Posted: Wed Jun 13, 2018 11:55 am
by TennesseeTuxedo
Bright Raven wrote:
backhoeboogie wrote:
Bright Raven wrote:
Those Eden Shale setups are on the fancy end of business.

The Amish setup is only the cost of welding up the size fenceline feeder you order. All made to your needs.

The concept of the fenceline feeder is different than a hay cradle. The objective is to feed without opening a gate, entering your feed area or dealing with a bunch of cows around your bale.


You can do that if you tie the cradle to the fence. Just set the bale in the cradle over the fence. If you don't tie the cradle, they will move it when it is emptied. My fences are only 54 inches tall or so. I spear the bale about 1/3 of the way to the top. I don't remove the wrap until I am about to set it over.

I have the cost of welding too, plus I lay 1/3 of a cow panel in the bottom of the cradle and stitch weld it in. It helps hold the fines in the cradle. They have 10 gussets that can be built with scrap short iron. People scrap trampoline frames all the time. Saw one last week in Cleburne from a facebook post and a few people tagged me. I've got all I need.


I tried the tying the hay ring to the fence. That sure don't work. Creates as much work as it resolves.

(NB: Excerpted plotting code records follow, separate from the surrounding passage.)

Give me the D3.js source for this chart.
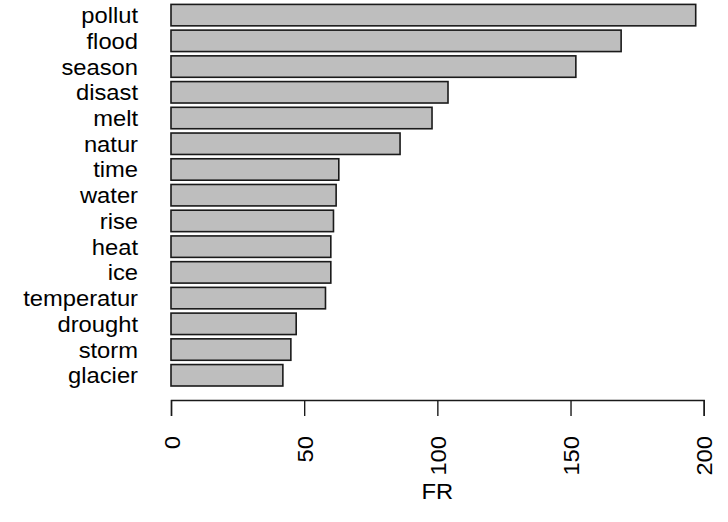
<!DOCTYPE html>
<html>
<head>
<meta charset="utf-8">
<script src="https://cdn.jsdelivr.net/npm/d3@7"></script>
<style>
  html, body { margin: 0; padding: 0; background: #fff; }
  svg { display: block; }
  text { font-family: "Liberation Sans", Arial, sans-serif; fill: #000; }
</style>
</head>
<body>
<script>
const categories = ["pollut", "flood", "season", "disast", "melt", "natur", "time", "water", "rise", "heat", "ice", "temperatur", "drought", "storm", "glacier"];
const values = [197, 169, 152, 104, 98, 86, 63, 62, 61, 60, 60, 58, 47, 45, 42];
const tickValues = [0, 50, 100, 150, 200];
const tickLabels = ["0", "50", "100", "150", "200"];
const axisTitle = "FR";

const W = 728, H = 522;
const svg = d3.select("body").append("svg").attr("width", W).attr("height", H);

const x = d3.scaleLinear().domain([0, 200]).range([171, 703.7]);
const y = d3.scaleBand().domain(categories).range([4.4, 386]).paddingInner(1/6).paddingOuter(0);

const fs = 22, sx = 1.08;

// bars
svg.append("g").selectAll("rect")
  .data(categories.map((c, i) => ({c, v: values[i]})))
  .join("rect")
  .attr("x", x(0))
  .attr("y", d => y(d.c))
  .attr("width", d => x(d.v) - x(0))
  .attr("height", y.bandwidth())
  .attr("fill", "#bebebe")
  .attr("stroke", "#1a1a1a")
  .attr("stroke-width", 1.6);

// category labels
svg.append("g").selectAll("text")
  .data(categories)
  .join("text")
  .attr("transform", d => `translate(138,${y(d) + y.bandwidth() / 2 + 8}) scale(${sx},1)`)
  .attr("text-anchor", "end")
  .attr("font-size", fs)
  .text(d => d);

// x axis
const axisY = 400;
const axis = d3.axisBottom(x).tickValues(tickValues).tickFormat((d, i) => tickLabels[i]).tickSizeOuter(0).tickSize(16);
const gAxis = svg.append("g").attr("transform", `translate(0,${axisY})`).call(axis);
gAxis.select(".domain").attr("stroke", "#1a1a1a").attr("stroke-width", 1.4);
gAxis.selectAll(".tick line").attr("stroke", "#1a1a1a").attr("stroke-width", 1.4);
gAxis.selectAll(".tick text")
  .attr("font-family", "Liberation Sans, Arial, sans-serif")
  .attr("font-size", fs)
  .attr("fill", "#000")
  .attr("text-anchor", "end")
  .attr("dy", null)
  .attr("y", null)
  .attr("transform", `translate(8,36) rotate(-90) scale(${sx},1)`);

// axis title
svg.append("text")
  .attr("transform", `translate(${(x(0) + x(200)) / 2},499) scale(${sx},1)`)
  .attr("text-anchor", "middle")
  .attr("font-size", fs)
  .text(axisTitle);
</script>
</body>
</html>
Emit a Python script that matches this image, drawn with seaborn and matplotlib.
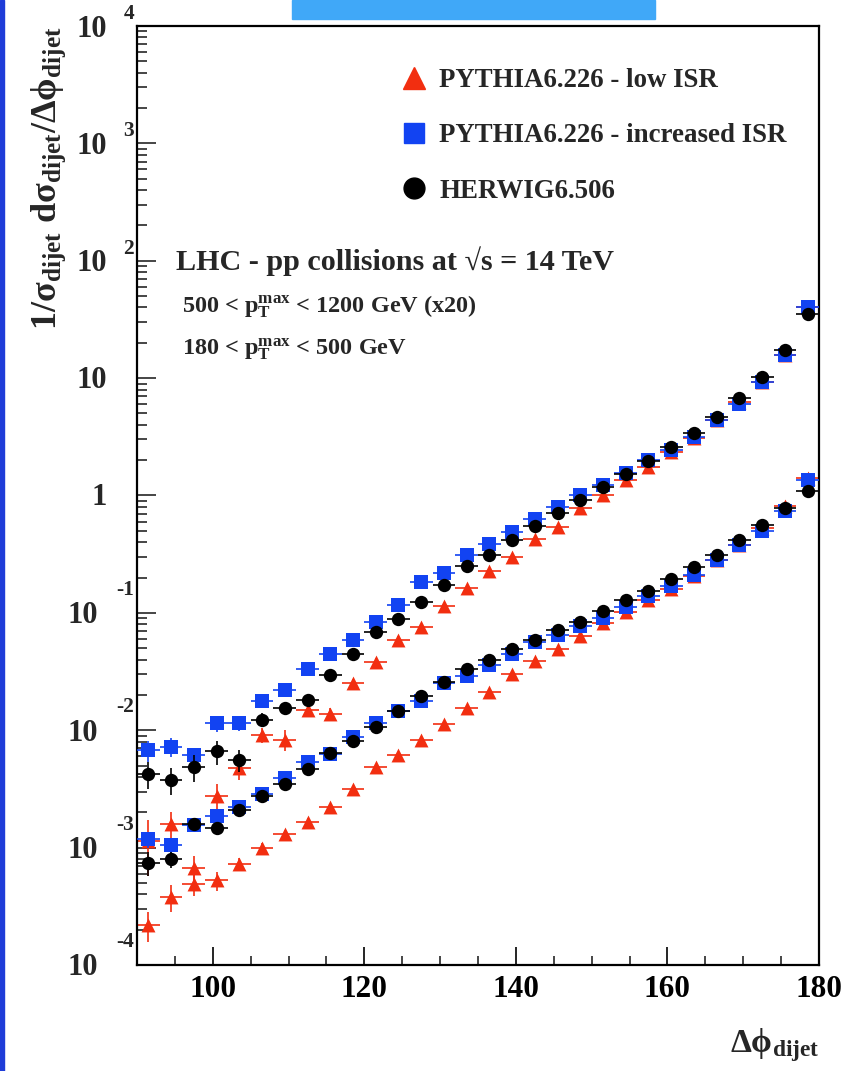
import numpy as np
import pandas as pd
import matplotlib
matplotlib.use("Agg")
import matplotlib.pyplot as plt
from matplotlib.transforms import offset_copy
from matplotlib.lines import Line2D
from matplotlib.patches import Rectangle
from matplotlib.ticker import LogLocator, MultipleLocator, NullFormatter, FixedLocator
import seaborn as sns

# ---------------------------------------------------------------- data
# Delta-phi(dijet) binning in degrees: 30 bins of 3 degrees from 90 to 180
dphi_edges = np.arange(90, 181, 3)
dphi_centers = 0.5 * (dphi_edges[:-1] + dphi_edges[1:])
dphi_halfwidth = 1.5

# log10 of 1/sigma dsigma/dDphi, 500 < pT(max) < 1200 GeV, multiplied by 20
hi_pythia_low_log = [-2.94, -2.80, -3.17, -2.56, -2.32, -2.04, -2.08, -1.83, -1.86, -1.60,
                     -1.42, -1.23, -1.12, -0.94, -0.79, -0.64, -0.52, -0.37, -0.27, -0.11,
                     0.00, 0.13, 0.24, 0.37, 0.49, 0.64, 0.80, 0.97, 1.20, 1.61]
hi_pythia_incr_log = [-2.17, -2.14, -2.21, -1.94, -1.94, -1.75, -1.66, -1.48, -1.35, -1.23,
                      -1.08, -0.93, -0.74, -0.66, -0.51, -0.41, -0.31, -0.20, -0.10, 0.00,
                      0.09, 0.19, 0.30, 0.39, 0.50, 0.64, 0.78, 0.97, 1.20, 1.61]
hi_herwig_log = [-2.37, -2.42, -2.31, -2.18, -2.25, -1.91, -1.81, -1.74, -1.53, -1.35,
                 -1.16, -1.05, -0.91, -0.76, -0.60, -0.51, -0.38, -0.26, -0.15, -0.04,
                 0.07, 0.18, 0.29, 0.41, 0.53, 0.67, 0.83, 1.01, 1.24, 1.55]

# log10 of 1/sigma dsigma/dDphi, 180 < pT(max) < 500 GeV
lo_pythia_low_log = [-3.66, -3.42, -3.31, -3.28, -3.14, -3.00, -2.88, -2.78, -2.65, -2.50,
                     -2.31, -2.21, -2.08, -1.95, -1.81, -1.67, -1.52, -1.41, -1.31, -1.20,
                     -1.09, -0.99, -0.89, -0.80, -0.69, -0.55, -0.42, -0.28, -0.09, 0.15]
lo_pythia_incr_log = [-2.93, -2.98, -2.81, -2.73, -2.65, -2.54, -2.41, -2.27, -2.20, -2.06,
                      -1.94, -1.84, -1.75, -1.60, -1.54, -1.44, -1.35, -1.25, -1.19, -1.11,
                      -1.04, -0.95, -0.86, -0.77, -0.68, -0.55, -0.42, -0.30, -0.13, 0.13]
lo_herwig_log = [-3.13, -3.10, -2.80, -2.83, -2.68, -2.56, -2.46, -2.33, -2.19, -2.09,
                 -1.97, -1.84, -1.71, -1.59, -1.48, -1.40, -1.31, -1.23, -1.15, -1.08,
                 -0.98, -0.89, -0.81, -0.71, -0.61, -0.51, -0.38, -0.25, -0.11, 0.04]

# relative statistical uncertainties
hi_pythia_low_relerr = [0.50, 0.28, 0.26, 0.26, 0.21, 0.15, 0.20, 0.11, 0.11, 0.09,
                        0.08, 0.07, 0.06, 0.05, 0.05, 0.04, 0.04, 0.03, 0.03, 0.03,
                        0.02, 0.02, 0.02, 0.02, 0.02, 0.02, 0.02, 0.02, 0.02, 0.02]
hi_pythia_incr_relerr = [0.20, 0.18, 0.15, 0.16, 0.15, 0.11, 0.10, 0.08, 0.07, 0.06,
                         0.05, 0.05, 0.04, 0.04, 0.03, 0.03, 0.03, 0.02, 0.02, 0.02,
                         0.02, 0.02, 0.02, 0.02, 0.02, 0.02, 0.02, 0.02, 0.02, 0.02]
hi_herwig_relerr = [0.26, 0.26, 0.26, 0.23, 0.21, 0.13, 0.11, 0.10, 0.08, 0.07,
                    0.06, 0.05, 0.05, 0.04, 0.04, 0.03, 0.03, 0.03, 0.02, 0.02,
                    0.02, 0.02, 0.02, 0.02, 0.02, 0.02, 0.02, 0.02, 0.02, 0.02]
lo_pythia_low_relerr = [0.28, 0.26, 0.21, 0.18, 0.13, 0.10, 0.08, 0.07, 0.06, 0.05,
                        0.05, 0.04, 0.04, 0.03, 0.03, 0.03, 0.02, 0.02, 0.02, 0.02,
                        0.02, 0.02, 0.02, 0.02, 0.02, 0.02, 0.02, 0.02, 0.02, 0.02]
lo_pythia_incr_relerr = [0.16, 0.16, 0.07, 0.15, 0.08, 0.07, 0.06, 0.05, 0.05, 0.04,
                         0.04, 0.03, 0.03, 0.03, 0.02, 0.02, 0.02, 0.02, 0.02, 0.02,
                         0.02, 0.02, 0.02, 0.02, 0.02, 0.02, 0.02, 0.02, 0.02, 0.02]
lo_herwig_relerr = [0.23, 0.16, 0.07, 0.07, 0.08, 0.06, 0.05, 0.05, 0.04, 0.04,
                    0.03, 0.03, 0.03, 0.02, 0.02, 0.02, 0.02, 0.02, 0.02, 0.02,
                    0.02, 0.02, 0.02, 0.02, 0.02, 0.02, 0.02, 0.02, 0.02, 0.02]

generator_labels = ["PYTHIA6.226 - low ISR", "PYTHIA6.226 - increased ISR", "HERWIG6.506"]
generator_colors = ["#F22E10", "#1243F2", "#000000"]
generator_markers = ["^", "s", "o"]
generator_sizes = [100, 98, 92]

# ---------------------------------------------------------------- style
sns.set_theme(style="ticks")
plt.rcParams["font.family"] = ["Liberation Serif", "DejaVu Serif"]
plt.rcParams["font.weight"] = "bold"
plt.rcParams["mathtext.fontset"] = "custom"
plt.rcParams["mathtext.rm"] = "Liberation Serif:bold"
plt.rcParams["mathtext.it"] = "Liberation Serif:bold:italic"
plt.rcParams["mathtext.bf"] = "Liberation Serif:bold"
plt.rcParams["mathtext.default"] = "rm"

W, H = 865, 1071
fig = plt.figure(figsize=(W / 100, H / 100), dpi=100)
fig.patch.set_facecolor("white")
ax = fig.add_axes([0.1584, 0.0990, 0.7884, 0.8767])
ax.set_facecolor("white")

# thin frame strip at the left edge and the header box at the top
fig.patches.append(Rectangle((0, 0), 4 / W, 1, transform=fig.transFigure,
                             color="#1E3CD8", zorder=0))
fig.patches.append(Rectangle((292 / W, 1 - 19 / H), 363 / W, 19 / H,
                             transform=fig.transFigure, color="#40A8F8", zorder=0))

series = [
    (hi_pythia_low_log, hi_pythia_low_relerr, lo_pythia_low_log, lo_pythia_low_relerr),
    (hi_pythia_incr_log, hi_pythia_incr_relerr, lo_pythia_incr_log, lo_pythia_incr_relerr),
    (hi_herwig_log, hi_herwig_relerr, lo_herwig_log, lo_herwig_relerr),
]

for k, (hi_log, hi_err, lo_log, lo_err) in enumerate(series):
    color = generator_colors[k]
    for vals_log, relerr in ((hi_log, hi_err), (lo_log, lo_err)):
        df = pd.DataFrame({"dphi": dphi_centers,
                           "value": 10.0 ** np.asarray(vals_log)})
        yerr = df["value"].to_numpy() * np.asarray(relerr)
        ax.errorbar(df["dphi"], df["value"], xerr=dphi_halfwidth, yerr=yerr,
                    fmt="none", ecolor=color, elinewidth=1.2, capsize=0,
                    zorder=2 + 2 * k)
        sns.scatterplot(data=df, x="dphi", y="value", ax=ax, marker=generator_markers[k],
                        color=color, s=generator_sizes[k], linewidth=0,
                        zorder=3 + 2 * k, legend=False)

ax.set_yscale("log")
ax.set_xlim(90, 180)
ax.set_ylim(1e-4, 1e4)
ax.set_xlabel("")
ax.set_ylabel("")

# axes frame and ticks
for side in ["left", "right", "top", "bottom"]:
    ax.spines[side].set_visible(True)
    ax.spines[side].set_linewidth(1.6)
    ax.spines[side].set_color("black")

ax.xaxis.set_major_locator(FixedLocator([100, 120, 140, 160, 180]))
ax.xaxis.set_minor_locator(MultipleLocator(5))
ax.yaxis.set_major_locator(LogLocator(base=10, numticks=20))
ax.yaxis.set_minor_locator(LogLocator(base=10, subs=np.arange(2, 10), numticks=20))
ax.yaxis.set_major_formatter(NullFormatter())
ax.yaxis.set_minor_formatter(NullFormatter())
ax.tick_params(axis="x", which="major", direction="in", length=13, width=1.2,
               labelsize=22.5, pad=7, top=False, colors="black")
ax.tick_params(axis="x", which="minor", direction="in", length=6.5, width=1.2, top=False)
ax.tick_params(axis="y", which="major", direction="in", length=14, width=1.2, right=False)
ax.tick_params(axis="y", which="minor", direction="in", length=7, width=1.2, right=False)
for lab in ax.get_xticklabels():
    lab.set_fontweight("bold")

# decade labels on the log axis: "10" with a raised exponent
ytrans = ax.get_yaxis_transform()
for n in range(-4, 5):
    yv = 10.0 ** n
    if n in (0, 1):
        ax.text(0, yv, "1" if n == 0 else "10",
                transform=offset_copy(ytrans, fig, x=-30, y=-2, units="dots"),
                ha="right", va="center", fontsize=22, fontweight="bold")
    else:
        base_dx = -30 if n > 0 else -39
        exp_dy = 12 if n > 0 else 23
        ax.text(0, yv, "10",
                transform=offset_copy(ytrans, fig, x=base_dx, y=-3, units="dots"),
                ha="right", va="center", fontsize=22, fontweight="bold")
        ax.text(0, yv, str(n),
                transform=offset_copy(ytrans, fig, x=-3, y=exp_dy, units="dots"),
                ha="right", va="center", fontsize=15.5, fontweight="bold")

# axis titles
ax.text(-0.1290, 1.0, r"1/$\sigma_{dijet}$ d$\sigma_{dijet}$/$\Delta\phi_{dijet}$",
        transform=ax.transAxes, rotation=90, ha="center", va="top", fontsize=26,
        fontweight="bold")
ax.text(1.0, -0.085, r"$\Delta\phi_{dijet}$", transform=ax.transAxes,
        ha="right", va="center", fontsize=24, fontweight="bold")

# legend
handles = [Line2D([], [], linestyle="none", marker=m, color=c, markersize=ms)
           for m, c, ms in zip(generator_markers, generator_colors, [16, 14.5, 15])]
ax.legend(handles, generator_labels, loc="upper left", bbox_to_anchor=(0.387, 0.955),
          frameon=False, borderpad=0, borderaxespad=0, handlelength=0.95,
          handletextpad=0.48, labelspacing=1.12, prop={"size": 19.4, "weight": "bold"})

# sample annotations (positions in figure pixels from the top-left corner)
fig.text(176 / W, 1 - 261 / H, "LHC - pp collisions at \u221as = 14 TeV",
         ha="left", va="center", fontsize=21.7, fontweight="bold")
fig.text(182 / W, 1 - 307 / H,
         r"500 < p$_{\mathrm{T}}^{\mathrm{max}}$ < 1200 GeV (x20)",
         ha="left", va="center", fontsize=17.5, fontweight="bold")
fig.text(182 / W, 1 - 349 / H,
         r"180 < p$_{\mathrm{T}}^{\mathrm{max}}$ < 500 GeV",
         ha="left", va="center", fontsize=17.5, fontweight="bold")

fig.savefig("out.png", dpi=100, facecolor="white")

Basically, the fenceline concept is getting something that can withstand the feeding activities of cows and still provide them access. The Amish setup is basically "three gates" that open to the outside of the feed area. You drop the roll and push it forward. That moves the remaining hay forward. The guy at Morehead said it does not waste any hay and is self cleaning. I am going to try it.


I like the idea.

Re: Winter feeding area ideas

Posted: Wed Jun 13, 2018 12:36 pm
by backhoeboogie
It is worth a try.

I like elevated bales. No pooping, pee or laying in the hay when the bale starts getting small.

The video shows a roofline over the hay. You just can't beat that with my methodology. The roofline takes out the element of rain damage to partially eaten bales.